_Data excerpts_
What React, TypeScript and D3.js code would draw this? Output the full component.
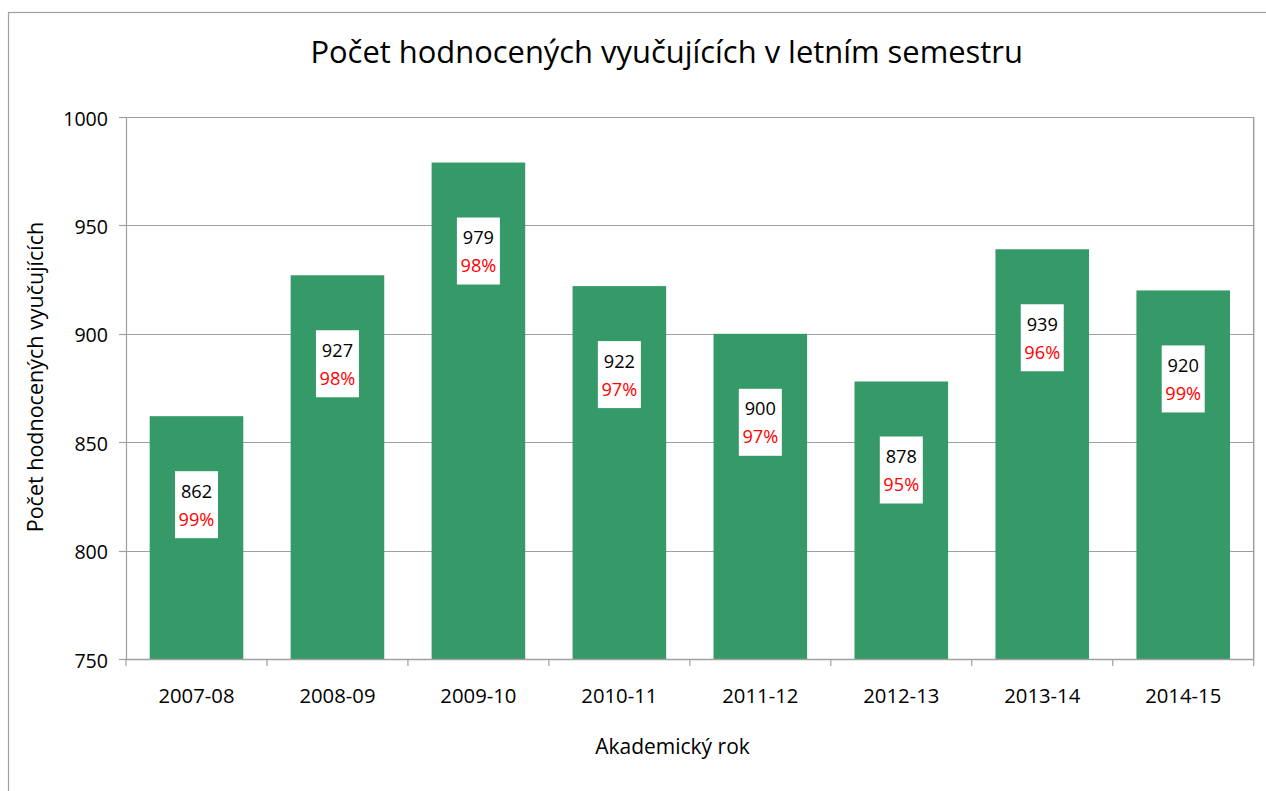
import React from "react";
import * as d3 from "d3";

const categories = ["2007-08", "2008-09", "2009-10", "2010-11", "2011-12", "2012-13", "2013-14", "2014-15"];
const counts = [862, 927, 979, 922, 900, 878, 939, 920];
const percents = ["99%", "98%", "98%", "97%", "97%", "95%", "96%", "99%"];
const yTicks = [750, 800, 850, 900, 950, 1000];

const W = 1266;
const H = 791;
const FONT = "'Open Sans', 'Noto Sans', sans-serif";

export default function App() {
  const left = 126, right = 1253.7, top = 117, bottom = 659;
  const x = d3.scaleBand<string>().domain(categories).range([left, right]).padding(0);
  const y = d3.scaleLinear().domain([750, 1000]).range([bottom, top]);
  const barW = x.bandwidth() * 0.664;
  const grid = "#a0a0a0";
  const boundaries = d3.range(categories.length + 1).map((i) => left + i * x.step());

  return (
    <svg width={W} height={H} style={{ position: "absolute", left: 0, top: 0 }} fontFamily={FONT}>
      <rect x={0} y={0} width={W} height={H} fill="#ffffff" />
      <rect x={8.5} y={12.5} width={W + 20} height={H + 20} fill="none" stroke="#a0a0a0" strokeWidth={1.2} />
      <text x={666.7} y={63.3} textAnchor="middle" fontSize={30.9} fill="#000">
        Počet hodnocených vyučujících v letním semestru
      </text>
      {yTicks.map((t) => (
        <g key={t}>
          <line x1={left} x2={right} y1={Math.round(y(t)) + 0.5} y2={Math.round(y(t)) + 0.5} stroke={grid} strokeWidth={1.2} />
          <line x1={119} x2={left} y1={Math.round(y(t)) + 0.5} y2={Math.round(y(t)) + 0.5} stroke={grid} strokeWidth={1.2} />
          <text x={108} y={y(t) + 8.5} textAnchor="end" fontSize={19.6} fill="#000">{t}</text>
        </g>
      ))}
      <line x1={right} x2={right} y1={top} y2={bottom} stroke={grid} strokeWidth={1.5} />
      {categories.map((c, i) => {
        const cx = (x(c) as number) + x.bandwidth() / 2;
        const yv = y(counts[i]);
        const boxTop = yv + 55;
        return (
          <g key={c}>
            <rect x={cx - barW / 2} y={yv} width={barW} height={bottom - yv} fill="#359a67" />
            <rect x={cx - 21.5} y={boxTop} width={43} height={67} fill="#ffffff" />
            <text x={cx} y={boxTop + 26.5} textAnchor="middle" fontSize={18.2} fill="#000">{counts[i]}</text>
            <text x={cx} y={boxTop + 54.5} textAnchor="middle" fontSize={18.2} fill="#ff0000">{percents[i]}</text>
            <text x={cx} y={703} textAnchor="middle" fontSize={20.3} fill="#000">{c}</text>
          </g>
        );
      })}
      <line x1={left + 0.5} x2={left + 0.5} y1={top} y2={bottom} stroke={grid} strokeWidth={1.2} />
      <line x1={left} x2={right} y1={bottom + 0.5} y2={bottom + 0.5} stroke={grid} strokeWidth={1.5} />
      {boundaries.map((b, i) => (
        <line key={i} x1={b} x2={b} y1={bottom} y2={bottom + 7} stroke={grid} strokeWidth={1.2} />
      ))}
      <text x={672.5} y={754} textAnchor="middle" fontSize={21} fill="#000">Akademický rok</text>
      <text transform={`translate(43.3,377) rotate(-90)`} textAnchor="middle" fontSize={21.5} fill="#000">
        Počet hodnocených vyučujících
      </text>
    </svg>
  );
}
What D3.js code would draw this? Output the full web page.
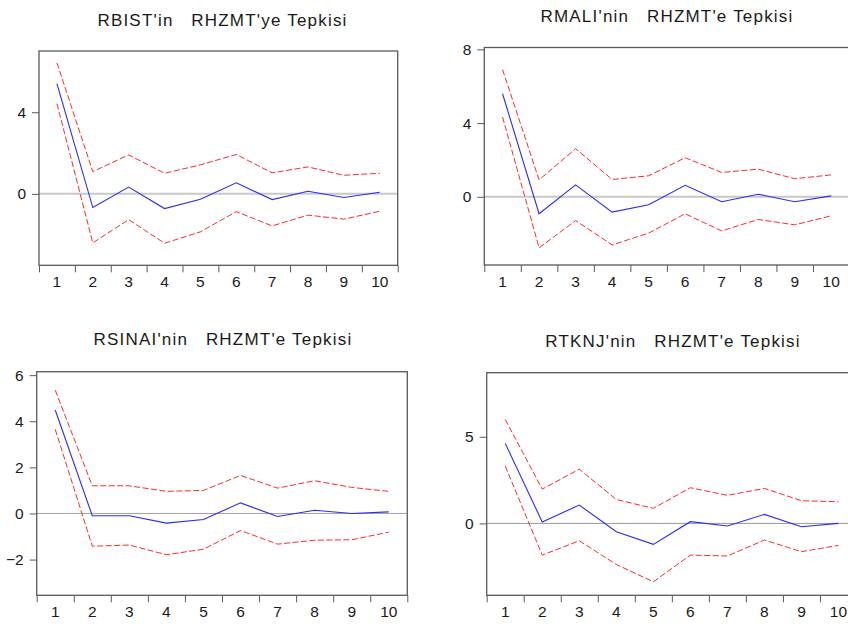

_Written request_
Copy the listing in full and without alteration, omitting every picture.

_Full output_
What React, TypeScript and D3.js code would draw this? Output the full component.
import React from "react";
import * as d3 from "d3";

const categories = ["2007-08", "2008-09", "2009-10", "2010-11", "2011-12", "2012-13", "2013-14", "2014-15"];
const counts = [862, 927, 979, 922, 900, 878, 939, 920];
const percents = ["99%", "98%", "98%", "97%", "97%", "95%", "96%", "99%"];
const yTicks = [750, 800, 850, 900, 950, 1000];

const W = 1266;
const H = 791;
const FONT = "'Open Sans', 'Noto Sans', sans-serif";

export default function App() {
  const left = 126, right = 1253.7, top = 117, bottom = 659;
  const x = d3.scaleBand<string>().domain(categories).range([left, right]).padding(0);
  const y = d3.scaleLinear().domain([750, 1000]).range([bottom, top]);
  const barW = x.bandwidth() * 0.664;
  const grid = "#a0a0a0";
  const boundaries = d3.range(categories.length + 1).map((i) => left + i * x.step());

  return (
    <svg width={W} height={H} style={{ position: "absolute", left: 0, top: 0 }} fontFamily={FONT}>
      <rect x={0} y={0} width={W} height={H} fill="#ffffff" />
      <rect x={8.5} y={12.5} width={W + 20} height={H + 20} fill="none" stroke="#a0a0a0" strokeWidth={1.2} />
      <text x={666.7} y={63.3} textAnchor="middle" fontSize={30.9} fill="#000">
        Počet hodnocených vyučujících v letním semestru
      </text>
      {yTicks.map((t) => (
        <g key={t}>
          <line x1={left} x2={right} y1={Math.round(y(t)) + 0.5} y2={Math.round(y(t)) + 0.5} stroke={grid} strokeWidth={1.2} />
          <line x1={119} x2={left} y1={Math.round(y(t)) + 0.5} y2={Math.round(y(t)) + 0.5} stroke={grid} strokeWidth={1.2} />
          <text x={108} y={y(t) + 8.5} textAnchor="end" fontSize={19.6} fill="#000">{t}</text>
        </g>
      ))}
      <line x1={right} x2={right} y1={top} y2={bottom} stroke={grid} strokeWidth={1.5} />
      {categories.map((c, i) => {
        const cx = (x(c) as number) + x.bandwidth() / 2;
        const yv = y(counts[i]);
        const boxTop = yv + 55;
        return (
          <g key={c}>
            <rect x={cx - barW / 2} y={yv} width={barW} height={bottom - yv} fill="#359a67" />
            <rect x={cx - 21.5} y={boxTop} width={43} height={67} fill="#ffffff" />
            <text x={cx} y={boxTop + 26.5} textAnchor="middle" fontSize={18.2} fill="#000">{counts[i]}</text>
            <text x={cx} y={boxTop + 54.5} textAnchor="middle" fontSize={18.2} fill="#ff0000">{percents[i]}</text>
            <text x={cx} y={703} textAnchor="middle" fontSize={20.3} fill="#000">{c}</text>
          </g>
        );
      })}
      <line x1={left + 0.5} x2={left + 0.5} y1={top} y2={bottom} stroke={grid} strokeWidth={1.2} />
      <line x1={left} x2={right} y1={bottom + 0.5} y2={bottom + 0.5} stroke={grid} strokeWidth={1.5} />
      {boundaries.map((b, i) => (
        <line key={i} x1={b} x2={b} y1={bottom} y2={bottom + 7} stroke={grid} strokeWidth={1.2} />
      ))}
      <text x={672.5} y={754} textAnchor="middle" fontSize={21} fill="#000">Akademický rok</text>
      <text transform={`translate(43.3,377) rotate(-90)`} textAnchor="middle" fontSize={21.5} fill="#000">
        Počet hodnocených vyučujících
      </text>
    </svg>
  );
}
What D3.js code would draw this? Output the full web page.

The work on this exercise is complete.